The exercise: Reproduce all of the data exactly.

Provided material:
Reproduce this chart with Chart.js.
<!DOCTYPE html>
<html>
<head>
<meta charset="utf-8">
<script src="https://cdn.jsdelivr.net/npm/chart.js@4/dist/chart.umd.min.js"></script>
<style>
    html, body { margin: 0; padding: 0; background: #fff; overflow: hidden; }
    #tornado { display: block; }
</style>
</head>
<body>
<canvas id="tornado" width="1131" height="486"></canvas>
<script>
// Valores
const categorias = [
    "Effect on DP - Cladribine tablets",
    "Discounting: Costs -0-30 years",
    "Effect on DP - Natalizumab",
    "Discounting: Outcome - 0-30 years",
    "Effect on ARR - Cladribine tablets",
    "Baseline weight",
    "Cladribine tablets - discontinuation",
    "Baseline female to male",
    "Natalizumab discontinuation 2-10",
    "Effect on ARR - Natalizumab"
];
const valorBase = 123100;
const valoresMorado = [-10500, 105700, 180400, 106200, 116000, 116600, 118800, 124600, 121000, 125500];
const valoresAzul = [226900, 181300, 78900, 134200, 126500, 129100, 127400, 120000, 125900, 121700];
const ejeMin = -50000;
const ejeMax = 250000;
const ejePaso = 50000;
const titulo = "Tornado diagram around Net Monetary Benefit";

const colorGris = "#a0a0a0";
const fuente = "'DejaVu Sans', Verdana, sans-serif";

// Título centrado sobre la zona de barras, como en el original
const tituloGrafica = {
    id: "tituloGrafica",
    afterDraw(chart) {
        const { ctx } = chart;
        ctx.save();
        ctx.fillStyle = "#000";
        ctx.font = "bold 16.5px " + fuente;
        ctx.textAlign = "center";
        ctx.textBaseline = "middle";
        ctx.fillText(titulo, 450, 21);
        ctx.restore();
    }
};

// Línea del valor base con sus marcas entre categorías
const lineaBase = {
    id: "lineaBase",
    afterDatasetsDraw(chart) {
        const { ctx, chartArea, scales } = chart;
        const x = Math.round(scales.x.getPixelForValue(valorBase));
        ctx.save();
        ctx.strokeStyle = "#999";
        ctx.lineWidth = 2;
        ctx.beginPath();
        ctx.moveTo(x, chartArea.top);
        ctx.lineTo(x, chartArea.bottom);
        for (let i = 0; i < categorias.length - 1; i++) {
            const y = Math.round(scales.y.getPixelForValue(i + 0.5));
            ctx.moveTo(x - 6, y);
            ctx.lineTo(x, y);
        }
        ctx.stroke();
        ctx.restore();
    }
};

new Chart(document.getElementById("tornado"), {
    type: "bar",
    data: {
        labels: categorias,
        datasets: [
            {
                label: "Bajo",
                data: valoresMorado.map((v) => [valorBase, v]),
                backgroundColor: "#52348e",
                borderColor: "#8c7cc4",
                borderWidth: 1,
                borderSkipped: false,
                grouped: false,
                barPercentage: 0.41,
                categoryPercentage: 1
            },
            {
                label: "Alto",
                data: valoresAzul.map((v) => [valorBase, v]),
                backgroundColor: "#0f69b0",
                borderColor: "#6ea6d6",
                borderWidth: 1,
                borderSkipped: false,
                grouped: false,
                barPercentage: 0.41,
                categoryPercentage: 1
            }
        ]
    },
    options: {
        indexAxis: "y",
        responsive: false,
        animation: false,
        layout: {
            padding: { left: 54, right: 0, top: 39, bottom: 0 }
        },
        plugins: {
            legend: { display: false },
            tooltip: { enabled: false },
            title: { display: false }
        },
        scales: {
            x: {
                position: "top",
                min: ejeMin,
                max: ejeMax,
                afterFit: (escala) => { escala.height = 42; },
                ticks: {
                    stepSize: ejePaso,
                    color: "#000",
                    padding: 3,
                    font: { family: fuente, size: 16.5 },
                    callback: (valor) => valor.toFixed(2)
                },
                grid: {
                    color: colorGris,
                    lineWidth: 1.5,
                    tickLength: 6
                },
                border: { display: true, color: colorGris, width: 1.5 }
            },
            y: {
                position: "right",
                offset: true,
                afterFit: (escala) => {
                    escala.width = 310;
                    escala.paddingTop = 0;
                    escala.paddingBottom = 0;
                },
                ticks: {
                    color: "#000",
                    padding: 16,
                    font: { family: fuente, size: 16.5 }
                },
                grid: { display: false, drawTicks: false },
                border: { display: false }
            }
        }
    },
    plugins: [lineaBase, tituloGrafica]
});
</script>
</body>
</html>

Solution to the exercise:
Reproduce this chart with Chart.js.
<!DOCTYPE html>
<html>
<head>
<meta charset="utf-8">
<script src="https://cdn.jsdelivr.net/npm/chart.js@4/dist/chart.umd.min.js"></script>
<style>
    html, body { margin: 0; padding: 0; background: #fff; overflow: hidden; }
    #tornado { display: block; }
</style>
</head>
<body>
<canvas id="tornado" width="1131" height="486"></canvas>
<script>
// Valores
const categorias = [
    "Effect on DP - Cladribine tablets",
    "Discounting: Costs -0-30 years",
    "Effect on DP - Natalizumab",
    "Discounting: Outcome - 0-30 years",
    "Effect on ARR - Cladribine tablets",
    "Baseline weight",
    "Cladribine tablets - discontinuation",
    "Baseline female to male",
    "Natalizumab discontinuation 2-10",
    "Effect on ARR - Natalizumab"
];
const valorBase = 123100;
const valoresMorado = [-10500, 105700, 180400, 106200, 116000, 116600, 118800, 124600, 121000, 125500];
const valoresAzul = [226900, 181300, 78900, 134200, 126500, 129100, 127400, 120000, 125900, 121700];
const ejeMin = -50000;
const ejeMax = 250000;
const ejePaso = 50000;
const titulo = "Tornado diagram around Net Monetary Benefit";

const colorGris = "#a0a0a0";
const fuente = "'DejaVu Sans', Verdana, sans-serif";

// Título centrado sobre la zona de barras, como en el original
const tituloGrafica = {
    id: "tituloGrafica",
    afterDraw(chart) {
        const { ctx } = chart;
        ctx.save();
        ctx.fillStyle = "#000";
        ctx.font = "bold 16.5px " + fuente;
        ctx.textAlign = "center";
        ctx.textBaseline = "middle";
        ctx.fillText(titulo, 450, 21);
        ctx.restore();
    }
};

// Línea del valor base con sus marcas entre categorías
const lineaBase = {
    id: "lineaBase",
    afterDatasetsDraw(chart) {
        const { ctx, chartArea, scales } = chart;
        const x = Math.round(scales.x.getPixelForValue(valorBase));
        ctx.save();
        ctx.strokeStyle = "#999";
        ctx.lineWidth = 2;
        ctx.beginPath();
        ctx.moveTo(x, chartArea.top);
        ctx.lineTo(x, chartArea.bottom);
        for (let i = 0; i < categorias.length - 1; i++) {
            const y = Math.round(scales.y.getPixelForValue(i + 0.5));
            ctx.moveTo(x - 6, y);
            ctx.lineTo(x, y);
        }
        ctx.stroke();
        ctx.restore();
    }
};

new Chart(document.getElementById("tornado"), {
    type: "bar",
    data: {
        labels: categorias,
        datasets: [
            {
                label: "Bajo",
                data: valoresMorado.map((v) => [valorBase, v]),
                backgroundColor: "#52348e",
                borderColor: "#8c7cc4",
                borderWidth: 1,
                borderSkipped: false,
                grouped: false,
                barPercentage: 0.41,
                categoryPercentage: 1
            },
            {
                label: "Alto",
                data: valoresAzul.map((v) => [valorBase, v]),
                backgroundColor: "#0f69b0",
                borderColor: "#6ea6d6",
                borderWidth: 1,
                borderSkipped: false,
                grouped: false,
                barPercentage: 0.41,
                categoryPercentage: 1
            }
        ]
    },
    options: {
        indexAxis: "y",
        responsive: false,
        animation: false,
        layout: {
            padding: { left: 54, right: 0, top: 39, bottom: 0 }
        },
        plugins: {
            legend: { display: false },
            tooltip: { enabled: false },
            title: { display: false }
        },
        scales: {
            x: {
                position: "top",
                min: ejeMin,
                max: ejeMax,
                afterFit: (escala) => { escala.height = 42; },
                ticks: {
                    stepSize: ejePaso,
                    color: "#000",
                    padding: 3,
                    font: { family: fuente, size: 16.5 },
                    callback: (valor) => valor.toFixed(2)
                },
                grid: {
                    color: colorGris,
                    lineWidth: 1.5,
                    tickLength: 6
                },
                border: { display: true, color: colorGris, width: 1.5 }
            },
            y: {
                position: "right",
                offset: true,
                afterFit: (escala) => {
                    escala.width = 310;
                    escala.paddingTop = 0;
                    escala.paddingBottom = 0;
                },
                ticks: {
                    color: "#000",
                    padding: 16,
                    font: { family: fuente, size: 16.5 }
                },
                grid: { display: false, drawTicks: false },
                border: { display: false }
            }
        }
    },
    plugins: [lineaBase, tituloGrafica]
});
</script>
</body>
</html>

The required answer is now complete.